* begin DATASET EXTRACT *

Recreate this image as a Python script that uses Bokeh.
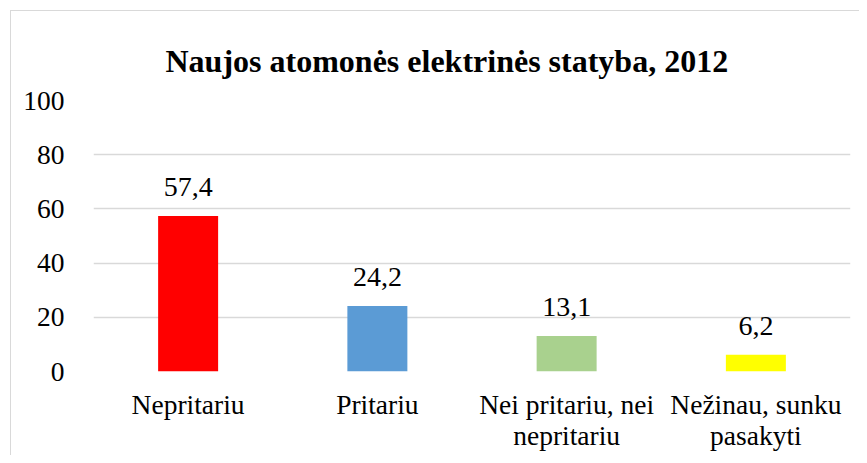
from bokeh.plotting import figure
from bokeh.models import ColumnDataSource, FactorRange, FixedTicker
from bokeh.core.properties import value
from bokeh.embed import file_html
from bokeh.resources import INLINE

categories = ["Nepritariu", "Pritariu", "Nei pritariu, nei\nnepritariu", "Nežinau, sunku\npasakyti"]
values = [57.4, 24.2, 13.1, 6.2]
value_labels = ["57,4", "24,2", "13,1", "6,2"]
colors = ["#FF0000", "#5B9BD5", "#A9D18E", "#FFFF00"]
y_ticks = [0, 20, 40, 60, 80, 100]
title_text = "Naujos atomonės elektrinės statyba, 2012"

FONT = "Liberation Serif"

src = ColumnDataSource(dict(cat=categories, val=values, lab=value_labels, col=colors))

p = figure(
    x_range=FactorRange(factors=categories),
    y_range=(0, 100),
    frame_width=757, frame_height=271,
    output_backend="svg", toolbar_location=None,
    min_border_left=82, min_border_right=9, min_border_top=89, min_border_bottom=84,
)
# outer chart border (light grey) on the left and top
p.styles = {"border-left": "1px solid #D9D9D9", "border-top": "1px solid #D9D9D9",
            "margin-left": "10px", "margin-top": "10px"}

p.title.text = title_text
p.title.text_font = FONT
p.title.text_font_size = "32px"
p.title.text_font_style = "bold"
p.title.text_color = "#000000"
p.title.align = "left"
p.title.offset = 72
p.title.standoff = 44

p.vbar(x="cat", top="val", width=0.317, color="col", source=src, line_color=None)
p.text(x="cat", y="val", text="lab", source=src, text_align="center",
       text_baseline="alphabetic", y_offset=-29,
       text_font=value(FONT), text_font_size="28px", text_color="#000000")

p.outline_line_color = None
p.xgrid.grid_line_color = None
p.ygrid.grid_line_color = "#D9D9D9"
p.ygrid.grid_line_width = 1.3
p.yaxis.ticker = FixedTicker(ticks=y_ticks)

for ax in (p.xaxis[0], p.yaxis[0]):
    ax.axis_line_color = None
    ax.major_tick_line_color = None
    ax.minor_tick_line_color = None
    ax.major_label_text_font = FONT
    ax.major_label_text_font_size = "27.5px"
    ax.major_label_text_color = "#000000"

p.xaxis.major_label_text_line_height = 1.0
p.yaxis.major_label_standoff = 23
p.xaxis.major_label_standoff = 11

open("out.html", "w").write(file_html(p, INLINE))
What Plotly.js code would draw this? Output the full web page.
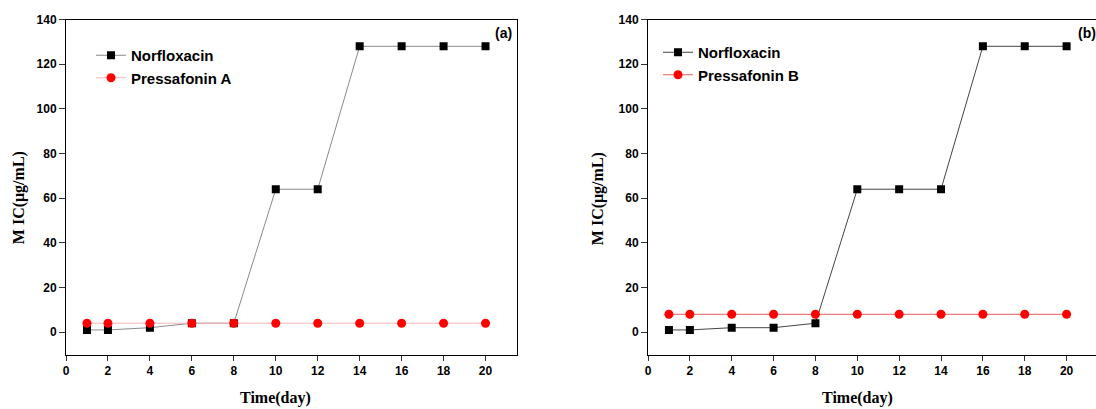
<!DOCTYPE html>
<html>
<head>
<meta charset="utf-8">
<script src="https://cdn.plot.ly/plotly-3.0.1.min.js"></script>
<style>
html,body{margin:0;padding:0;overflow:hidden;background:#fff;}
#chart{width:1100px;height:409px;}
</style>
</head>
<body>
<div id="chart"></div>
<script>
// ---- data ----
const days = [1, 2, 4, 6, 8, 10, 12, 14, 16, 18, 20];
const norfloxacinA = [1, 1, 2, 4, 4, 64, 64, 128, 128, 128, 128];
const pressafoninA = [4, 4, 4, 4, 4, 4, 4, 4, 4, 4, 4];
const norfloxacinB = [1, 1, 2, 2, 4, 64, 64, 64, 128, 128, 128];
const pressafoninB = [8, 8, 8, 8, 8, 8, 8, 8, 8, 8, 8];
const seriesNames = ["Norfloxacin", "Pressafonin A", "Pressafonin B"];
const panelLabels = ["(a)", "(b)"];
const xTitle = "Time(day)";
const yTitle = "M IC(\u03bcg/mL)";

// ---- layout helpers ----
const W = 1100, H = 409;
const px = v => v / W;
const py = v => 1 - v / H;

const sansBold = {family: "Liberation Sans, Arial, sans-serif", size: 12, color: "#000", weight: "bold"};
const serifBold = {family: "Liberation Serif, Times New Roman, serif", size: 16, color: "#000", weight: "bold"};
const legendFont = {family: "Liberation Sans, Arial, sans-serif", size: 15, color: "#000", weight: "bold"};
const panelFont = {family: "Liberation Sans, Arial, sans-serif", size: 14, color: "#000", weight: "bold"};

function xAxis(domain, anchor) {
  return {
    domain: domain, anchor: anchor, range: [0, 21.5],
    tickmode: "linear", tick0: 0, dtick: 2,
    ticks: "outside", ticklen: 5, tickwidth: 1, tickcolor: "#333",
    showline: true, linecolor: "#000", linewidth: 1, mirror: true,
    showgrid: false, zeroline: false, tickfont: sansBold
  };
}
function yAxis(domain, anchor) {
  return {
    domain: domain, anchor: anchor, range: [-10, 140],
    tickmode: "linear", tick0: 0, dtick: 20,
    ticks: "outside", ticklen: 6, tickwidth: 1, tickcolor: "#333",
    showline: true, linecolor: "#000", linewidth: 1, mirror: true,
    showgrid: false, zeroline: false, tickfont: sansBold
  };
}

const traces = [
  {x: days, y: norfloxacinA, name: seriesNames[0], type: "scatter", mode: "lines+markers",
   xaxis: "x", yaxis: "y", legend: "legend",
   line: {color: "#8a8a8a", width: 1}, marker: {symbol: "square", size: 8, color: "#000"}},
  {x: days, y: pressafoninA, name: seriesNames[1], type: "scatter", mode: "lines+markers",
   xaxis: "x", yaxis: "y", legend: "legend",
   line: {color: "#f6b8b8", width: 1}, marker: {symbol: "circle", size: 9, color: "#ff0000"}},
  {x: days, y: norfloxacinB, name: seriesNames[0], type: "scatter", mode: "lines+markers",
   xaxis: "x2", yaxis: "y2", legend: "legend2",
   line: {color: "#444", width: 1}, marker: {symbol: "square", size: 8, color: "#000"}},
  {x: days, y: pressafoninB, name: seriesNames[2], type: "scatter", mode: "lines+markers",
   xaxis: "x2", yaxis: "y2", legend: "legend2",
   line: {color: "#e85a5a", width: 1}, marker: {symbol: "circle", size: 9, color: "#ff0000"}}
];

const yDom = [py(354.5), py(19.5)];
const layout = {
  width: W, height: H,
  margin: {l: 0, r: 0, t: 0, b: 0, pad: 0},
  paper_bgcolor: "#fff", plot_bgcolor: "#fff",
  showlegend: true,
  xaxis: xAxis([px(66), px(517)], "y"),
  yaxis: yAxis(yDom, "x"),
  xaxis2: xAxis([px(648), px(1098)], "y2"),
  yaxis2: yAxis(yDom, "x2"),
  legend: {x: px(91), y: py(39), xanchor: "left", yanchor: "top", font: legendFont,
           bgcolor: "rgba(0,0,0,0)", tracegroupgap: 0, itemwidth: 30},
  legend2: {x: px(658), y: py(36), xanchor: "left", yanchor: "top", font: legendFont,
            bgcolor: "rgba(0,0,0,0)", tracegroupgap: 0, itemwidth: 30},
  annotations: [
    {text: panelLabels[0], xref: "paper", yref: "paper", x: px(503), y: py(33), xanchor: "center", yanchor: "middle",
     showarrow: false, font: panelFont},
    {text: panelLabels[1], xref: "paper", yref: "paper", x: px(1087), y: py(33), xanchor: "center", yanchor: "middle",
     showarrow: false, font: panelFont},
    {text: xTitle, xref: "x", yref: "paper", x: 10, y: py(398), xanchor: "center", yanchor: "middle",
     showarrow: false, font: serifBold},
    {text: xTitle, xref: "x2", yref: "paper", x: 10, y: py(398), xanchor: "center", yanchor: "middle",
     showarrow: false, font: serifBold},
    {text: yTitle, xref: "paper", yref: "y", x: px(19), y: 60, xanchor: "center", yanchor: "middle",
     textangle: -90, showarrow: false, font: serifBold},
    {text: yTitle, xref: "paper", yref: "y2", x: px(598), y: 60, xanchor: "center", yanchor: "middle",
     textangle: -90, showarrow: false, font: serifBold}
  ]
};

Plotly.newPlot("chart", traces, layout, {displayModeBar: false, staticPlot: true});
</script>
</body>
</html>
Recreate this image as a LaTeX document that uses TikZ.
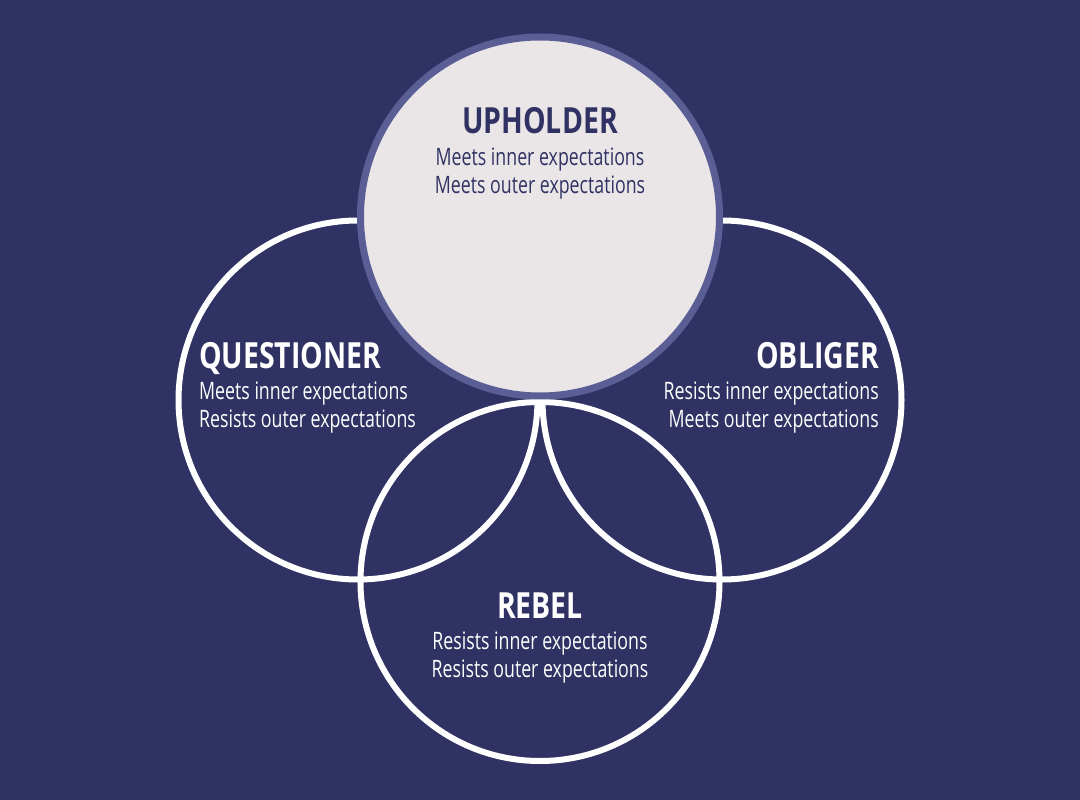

* end DATASET EXTRACT *

Leave the pictures out and output the rest of the listing exactly.

Recreate this image as a Python script that uses Bokeh.
from bokeh.plotting import figure
from bokeh.models import ColumnDataSource, FactorRange, FixedTicker
from bokeh.core.properties import value
from bokeh.embed import file_html
from bokeh.resources import INLINE

categories = ["Nepritariu", "Pritariu", "Nei pritariu, nei\nnepritariu", "Nežinau, sunku\npasakyti"]
values = [57.4, 24.2, 13.1, 6.2]
value_labels = ["57,4", "24,2", "13,1", "6,2"]
colors = ["#FF0000", "#5B9BD5", "#A9D18E", "#FFFF00"]
y_ticks = [0, 20, 40, 60, 80, 100]
title_text = "Naujos atomonės elektrinės statyba, 2012"

FONT = "Liberation Serif"

src = ColumnDataSource(dict(cat=categories, val=values, lab=value_labels, col=colors))

p = figure(
    x_range=FactorRange(factors=categories),
    y_range=(0, 100),
    frame_width=757, frame_height=271,
    output_backend="svg", toolbar_location=None,
    min_border_left=82, min_border_right=9, min_border_top=89, min_border_bottom=84,
)
# outer chart border (light grey) on the left and top
p.styles = {"border-left": "1px solid #D9D9D9", "border-top": "1px solid #D9D9D9",
            "margin-left": "10px", "margin-top": "10px"}

p.title.text = title_text
p.title.text_font = FONT
p.title.text_font_size = "32px"
p.title.text_font_style = "bold"
p.title.text_color = "#000000"
p.title.align = "left"
p.title.offset = 72
p.title.standoff = 44

p.vbar(x="cat", top="val", width=0.317, color="col", source=src, line_color=None)
p.text(x="cat", y="val", text="lab", source=src, text_align="center",
       text_baseline="alphabetic", y_offset=-29,
       text_font=value(FONT), text_font_size="28px", text_color="#000000")

p.outline_line_color = None
p.xgrid.grid_line_color = None
p.ygrid.grid_line_color = "#D9D9D9"
p.ygrid.grid_line_width = 1.3
p.yaxis.ticker = FixedTicker(ticks=y_ticks)

for ax in (p.xaxis[0], p.yaxis[0]):
    ax.axis_line_color = None
    ax.major_tick_line_color = None
    ax.minor_tick_line_color = None
    ax.major_label_text_font = FONT
    ax.major_label_text_font_size = "27.5px"
    ax.major_label_text_color = "#000000"

p.xaxis.major_label_text_line_height = 1.0
p.yaxis.major_label_standoff = 23
p.xaxis.major_label_standoff = 11

open("out.html", "w").write(file_html(p, INLINE))
What Plotly.js code would draw this? Output the full web page.
<!DOCTYPE html>
<html>
<head>
<meta charset="utf-8">
<script src="https://cdn.plot.ly/plotly-3.0.1.min.js"></script>
<style>
html,body{margin:0;padding:0;overflow:hidden;background:#fff;}
#chart{width:1100px;height:409px;}
</style>
</head>
<body>
<div id="chart"></div>
<script>
// ---- data ----
const days = [1, 2, 4, 6, 8, 10, 12, 14, 16, 18, 20];
const norfloxacinA = [1, 1, 2, 4, 4, 64, 64, 128, 128, 128, 128];
const pressafoninA = [4, 4, 4, 4, 4, 4, 4, 4, 4, 4, 4];
const norfloxacinB = [1, 1, 2, 2, 4, 64, 64, 64, 128, 128, 128];
const pressafoninB = [8, 8, 8, 8, 8, 8, 8, 8, 8, 8, 8];
const seriesNames = ["Norfloxacin", "Pressafonin A", "Pressafonin B"];
const panelLabels = ["(a)", "(b)"];
const xTitle = "Time(day)";
const yTitle = "M IC(\u03bcg/mL)";

// ---- layout helpers ----
const W = 1100, H = 409;
const px = v => v / W;
const py = v => 1 - v / H;

const sansBold = {family: "Liberation Sans, Arial, sans-serif", size: 12, color: "#000", weight: "bold"};
const serifBold = {family: "Liberation Serif, Times New Roman, serif", size: 16, color: "#000", weight: "bold"};
const legendFont = {family: "Liberation Sans, Arial, sans-serif", size: 15, color: "#000", weight: "bold"};
const panelFont = {family: "Liberation Sans, Arial, sans-serif", size: 14, color: "#000", weight: "bold"};

function xAxis(domain, anchor) {
  return {
    domain: domain, anchor: anchor, range: [0, 21.5],
    tickmode: "linear", tick0: 0, dtick: 2,
    ticks: "outside", ticklen: 5, tickwidth: 1, tickcolor: "#333",
    showline: true, linecolor: "#000", linewidth: 1, mirror: true,
    showgrid: false, zeroline: false, tickfont: sansBold
  };
}
function yAxis(domain, anchor) {
  return {
    domain: domain, anchor: anchor, range: [-10, 140],
    tickmode: "linear", tick0: 0, dtick: 20,
    ticks: "outside", ticklen: 6, tickwidth: 1, tickcolor: "#333",
    showline: true, linecolor: "#000", linewidth: 1, mirror: true,
    showgrid: false, zeroline: false, tickfont: sansBold
  };
}

const traces = [
  {x: days, y: norfloxacinA, name: seriesNames[0], type: "scatter", mode: "lines+markers",
   xaxis: "x", yaxis: "y", legend: "legend",
   line: {color: "#8a8a8a", width: 1}, marker: {symbol: "square", size: 8, color: "#000"}},
  {x: days, y: pressafoninA, name: seriesNames[1], type: "scatter", mode: "lines+markers",
   xaxis: "x", yaxis: "y", legend: "legend",
   line: {color: "#f6b8b8", width: 1}, marker: {symbol: "circle", size: 9, color: "#ff0000"}},
  {x: days, y: norfloxacinB, name: seriesNames[0], type: "scatter", mode: "lines+markers",
   xaxis: "x2", yaxis: "y2", legend: "legend2",
   line: {color: "#444", width: 1}, marker: {symbol: "square", size: 8, color: "#000"}},
  {x: days, y: pressafoninB, name: seriesNames[2], type: "scatter", mode: "lines+markers",
   xaxis: "x2", yaxis: "y2", legend: "legend2",
   line: {color: "#e85a5a", width: 1}, marker: {symbol: "circle", size: 9, color: "#ff0000"}}
];

const yDom = [py(354.5), py(19.5)];
const layout = {
  width: W, height: H,
  margin: {l: 0, r: 0, t: 0, b: 0, pad: 0},
  paper_bgcolor: "#fff", plot_bgcolor: "#fff",
  showlegend: true,
  xaxis: xAxis([px(66), px(517)], "y"),
  yaxis: yAxis(yDom, "x"),
  xaxis2: xAxis([px(648), px(1098)], "y2"),
  yaxis2: yAxis(yDom, "x2"),
  legend: {x: px(91), y: py(39), xanchor: "left", yanchor: "top", font: legendFont,
           bgcolor: "rgba(0,0,0,0)", tracegroupgap: 0, itemwidth: 30},
  legend2: {x: px(658), y: py(36), xanchor: "left", yanchor: "top", font: legendFont,
            bgcolor: "rgba(0,0,0,0)", tracegroupgap: 0, itemwidth: 30},
  annotations: [
    {text: panelLabels[0], xref: "paper", yref: "paper", x: px(503), y: py(33), xanchor: "center", yanchor: "middle",
     showarrow: false, font: panelFont},
    {text: panelLabels[1], xref: "paper", yref: "paper", x: px(1087), y: py(33), xanchor: "center", yanchor: "middle",
     showarrow: false, font: panelFont},
    {text: xTitle, xref: "x", yref: "paper", x: 10, y: py(398), xanchor: "center", yanchor: "middle",
     showarrow: false, font: serifBold},
    {text: xTitle, xref: "x2", yref: "paper", x: 10, y: py(398), xanchor: "center", yanchor: "middle",
     showarrow: false, font: serifBold},
    {text: yTitle, xref: "paper", yref: "y", x: px(19), y: 60, xanchor: "center", yanchor: "middle",
     textangle: -90, showarrow: false, font: serifBold},
    {text: yTitle, xref: "paper", yref: "y2", x: px(598), y: 60, xanchor: "center", yanchor: "middle",
     textangle: -90, showarrow: false, font: serifBold}
  ]
};

Plotly.newPlot("chart", traces, layout, {displayModeBar: false, staticPlot: true});
</script>
</body>
</html>
Recreate this image as a LaTeX document that uses TikZ.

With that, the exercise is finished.